Ken Mehlman: So I hope as that happens, people will look and they’ll say, “that’s really interesting, that’s really important, and as a result I now support marriage.” So I think you’ll see, one in those states where it’s legal and available, people seeing what really happens. Two, then other states will make the case, will show people what’s happening in the states where marriage is available, that’s obviously important. And third, obviously there remains a significant amount of litigation that’s occurring in this space, so all of those things are occurring. But what matters most is experience, what matters most in all of this is what people see in their real lives.
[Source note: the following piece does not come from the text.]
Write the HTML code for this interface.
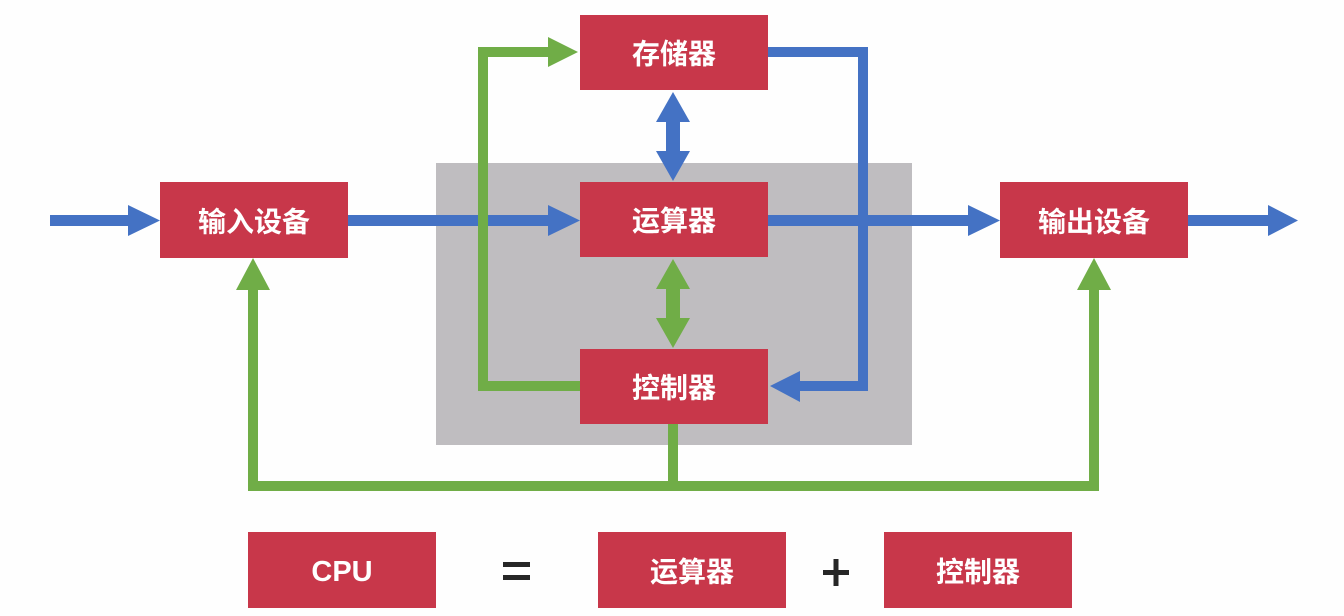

And what people are going to see in their real lives, I’m very confident in 30% of the country, cause what they’ve seen in the last few years, in New Hampshire, Iowa, New York, in Washington, in Maryland, in these other states, and that is that society is better off, that family values are enhanced, that freedom is promoted, and that communities are stronger because more people live in a place where they have a committed and loving partner who they can come home to, who they can raise children with, and who they can look after.